I love the 1/4 sized bath in the 2nd bathroom.... Just in case you want to bath your poodle daily.


----------



## zatapa (Jun 21, 2013)

Lol
We have a daughter in regent int school as well and therefore wanted to be in the Lakes. It didn't happen as the agents were looking for aed 200k or else they wouldn't even show me around. We then went to the Springs and were very disappointed with the small houses and especially the lack of maintenance which was pretty obvious. 
We then targeted the Ranches which really is a very short drive to regent in the morning. We have no traffic (any direction almost), a playground in front of our house and a swimming pool in walking distance. What more can a family wish for. ..


----------



## pamela0810 (Apr 5, 2010)

Gavtek said:


> What's the DEWA bills like for The Springs? I can imagine it getting quite high with the grass that will need to be watered, etc.
> 
> Also, where do you put your washing machine?


It is quite high during the summer months. I live in a 2 bedroom and my bill is usually AED 2500 not including the housing fee in summer. That being said, I also have one of the largest gardens in the community because it is a corner plot.

There's a separate laundry area for the washing machine.


----------



## Gyp Rosetti (Aug 6, 2013)

Springs 6 doesn't have a pool, you will need to use the Springs 5 swimming pool which is about a 10 minute walking distance depending on where you live. Based on your requirements, I'd say Springs 6 or 7. Look for something closer to the Springs Village - where the Choithrams is. That's the nearest ones to Regent.[/QUOTE]

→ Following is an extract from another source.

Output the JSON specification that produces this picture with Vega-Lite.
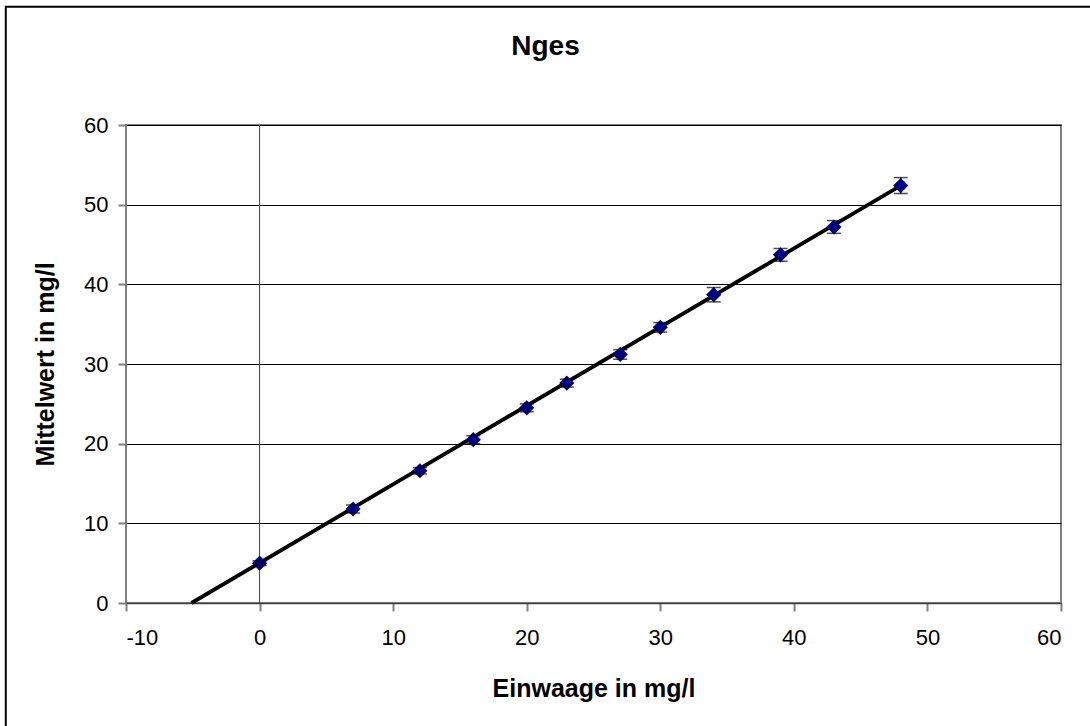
{
  "$schema": "https://vega.github.io/schema/vega-lite/v6.json",
  "width": 935,
  "height": 478,
  "autosize": "none",
  "padding": {"left": 126, "top": 125, "right": 29, "bottom": 123},
  "background": "white",
  "config": {
    "font": "Liberation Sans",
    "view": {"stroke": "#808080", "strokeWidth": 2},
    "axis": {"labelFont": "Liberation Sans", "titleFont": "Liberation Sans"}
  },
  "title": {
    "text": "Nges",
    "font": "Liberation Sans",
    "fontSize": 28,
    "fontWeight": "bold",
    "color": "black",
    "anchor": "middle",
    "frame": "group",
    "dx": -48,
    "baseline": "alphabetic",
    "offset": -77
  },
  "datasets": {
    "messung": [
      {"einwaage": 0, "mittelwert": 5.0, "lo": 4.7, "hi": 5.3},
      {"einwaage": 7, "mittelwert": 11.8, "lo": 11.3, "hi": 12.3},
      {"einwaage": 12, "mittelwert": 16.6, "lo": 16.2, "hi": 17.0},
      {"einwaage": 16, "mittelwert": 20.5, "lo": 20.0, "hi": 21.0},
      {"einwaage": 20, "mittelwert": 24.5, "lo": 24.0, "hi": 25.0},
      {"einwaage": 23, "mittelwert": 27.6, "lo": 27.1, "hi": 28.1},
      {"einwaage": 27, "mittelwert": 31.2, "lo": 30.6, "hi": 31.8},
      {"einwaage": 30, "mittelwert": 34.6, "lo": 34.0, "hi": 35.2},
      {"einwaage": 34, "mittelwert": 38.7, "lo": 37.8, "hi": 39.6},
      {"einwaage": 39, "mittelwert": 43.7, "lo": 42.9, "hi": 44.5},
      {"einwaage": 43, "mittelwert": 47.2, "lo": 46.4, "hi": 48.0},
      {"einwaage": 48, "mittelwert": 52.4, "lo": 51.4, "hi": 53.4}
    ],
    "trend": [
      {"einwaage": -5.1, "mittelwert": 0},
      {"einwaage": 48, "mittelwert": 52.4}
    ],
    "achse": [
      {"einwaage": 0, "unten": 0, "oben": 60}
    ]
  },
  "layer": [
    {
      "data": {"name": "achse"},
      "mark": {"type": "rule", "color": "#404040", "strokeWidth": 1},
      "encoding": {
        "x": {
          "field": "einwaage",
          "type": "quantitative",
          "scale": {"domain": [-10, 60], "nice": false, "zero": false},
          "axis": {
            "title": "Einwaage in mg/l",
            "values": [-10, 0, 10, 20, 30, 40, 50, 60],
            "labelExpr": "'' + datum.value",
            "grid": false,
            "domainColor": "#404040",
            "domainWidth": 1.5,
            "tickColor": "#808080",
            "tickWidth": 2,
            "tickSize": 8,
            "labelFontSize": 22,
            "labelColor": "black",
            "labelPadding": 16,
            "titleFontSize": 25,
            "titleFontWeight": "bold",
            "titleColor": "black",
            "titlePadding": 28
          }
        },
        "y": {
          "field": "unten",
          "type": "quantitative",
          "scale": {"domain": [0, 60], "nice": false},
          "axis": {
            "title": "Mittelwert in mg/l",
            "values": [0, 10, 20, 30, 40, 50, 60],
            "grid": true,
            "gridColor": "black",
            "gridOpacity": 1,
            "gridWidth": 1,
            "domain": false,
            "tickColor": "#808080",
            "tickWidth": 2,
            "tickSize": 8,
            "labelFontSize": 22,
            "labelColor": "black",
            "labelPadding": 10,
            "titleFontSize": 25,
            "titleFontWeight": "bold",
            "titleColor": "black",
            "titlePadding": 25
          }
        },
        "y2": {"field": "oben"}
      }
    },
    {
      "data": {"name": "trend"},
      "mark": {"type": "line", "color": "black", "strokeWidth": 3.8},
      "encoding": {
        "x": {"field": "einwaage", "type": "quantitative"},
        "y": {"field": "mittelwert", "type": "quantitative"}
      }
    },
    {
      "data": {"name": "messung"},
      "mark": {"type": "rule", "color": "black", "strokeWidth": 1.5},
      "encoding": {
        "x": {"field": "einwaage", "type": "quantitative"},
        "y": {"field": "lo", "type": "quantitative"},
        "y2": {"field": "hi"}
      }
    },
    {
      "data": {"name": "messung"},
      "mark": {"type": "point", "shape": "diamond", "filled": true, "color": "#000080", "opacity": 1, "size": 230},
      "encoding": {
        "x": {"field": "einwaage", "type": "quantitative"},
        "y": {"field": "mittelwert", "type": "quantitative"}
      }
    },
    {
      "data": {"name": "messung"},
      "mark": {"type": "tick", "orient": "horizontal", "color": "black", "size": 14, "thickness": 1.5},
      "encoding": {
        "x": {"field": "einwaage", "type": "quantitative"},
        "y": {"field": "lo", "type": "quantitative"}
      }
    },
    {
      "data": {"name": "messung"},
      "mark": {"type": "tick", "orient": "horizontal", "color": "black", "size": 14, "thickness": 1.5},
      "encoding": {
        "x": {"field": "einwaage", "type": "quantitative"},
        "y": {"field": "hi", "type": "quantitative"}
      }
    },
    {
      "data": {"values": [{"a": 1}]},
      "mark": {"type": "rect", "filled": false, "fill": null, "stroke": "black", "strokeWidth": 2, "clip": false},
      "encoding": {
        "x": {"datum": -19},
        "x2": {"datum": 71},
        "y": {"datum": 74.85},
        "y2": {"datum": -20}
      }
    }
  ]
}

just paid my security cheque on a 2e on springs 7 
should be signing the contract on monday


----------



## hrithik varma (Mar 3, 2016)

Hi, I'm new to springs 10. Just wondering if dogs are allowed to enter the swimming pools in the other springs as there isn't one in springs 10


----------



## mariot (Nov 4, 2013)

hrithik varma said:


> Hi, I'm new to springs 10. Just wondering if dogs are allowed to enter the swimming pools in the other springs as there isn't one in springs 10


No pets allowed in the pool areas is actually the norm, best purchase a wading pool


----------



## T'challa_Udaku (Nov 14, 2014)

hrithik varma said:


> Hi, I'm new to springs 10. Just wondering if dogs are allowed to enter the swimming pools in the other springs as there isn't one in springs 10


I an actually curious where this would be allowed and why you would be OK letting your dog jump in a communal pool.


----------



## hrithik varma (Mar 3, 2016)

@mariot, my dog is a medium sized one and I was hoping to teach him swimming and a wading pool wouldn't do the job. But thanks anyways


@T'challa there are some countries that allow end of season swim just for dogs which is why i was confirming.


----------



## mariot (Nov 4, 2013)

hrithik varma said:


> @mariot, my dog is a medium sized one and I was hoping to teach him swimming and a wading pool wouldn't do the job. But thanks anyways
> 
> @T'challa there are some countries that allow end of season swim just for dogs which is why i was confirming.


Unfortunately Dubai is not the most dog friendly area, I moved North and my dogs get to swim every day as we have Beach access. Swimming pools unless private are going to be a nogo. If your garden is big enough get a larger above ground pool


----------



## twowheelsgood (Feb 21, 2013)

I don't think describing somewhere as not being dog friendly, because other people don't like dogs in a pool for humans is reasonable. 

I would say the reverse - anyone who thinks it is in any way okay, to let a dog in a swimming pool for humans is pretty inconsiderate.


----------



## mariot (Nov 4, 2013)

twowheelsgood said:


> I don't think describing somewhere as not being dog friendly, because other people don't like dogs in a pool for humans is reasonable.
> 
> I would say the reverse - anyone who thinks it is in any way okay, to let a dog in a swimming pool for humans is pretty inconsiderate.


Hi TWG apologies my reference to dog friendly was with regards to easily accessible public areas not in regards to using communal swimming pools for pets.


----------



## twowheelsgood (Feb 21, 2013)

Ah okay, I thought you had meant the pool was accessible. 

In that case the area near Al Qudra is where people let their dogs run and roam. There are some lakes there but be aware there is a lot of resentment about the sr a beg trashed literally by visitors. Most lakes are off limits to dogs but I am sure there is one you can let your dog five in.


----------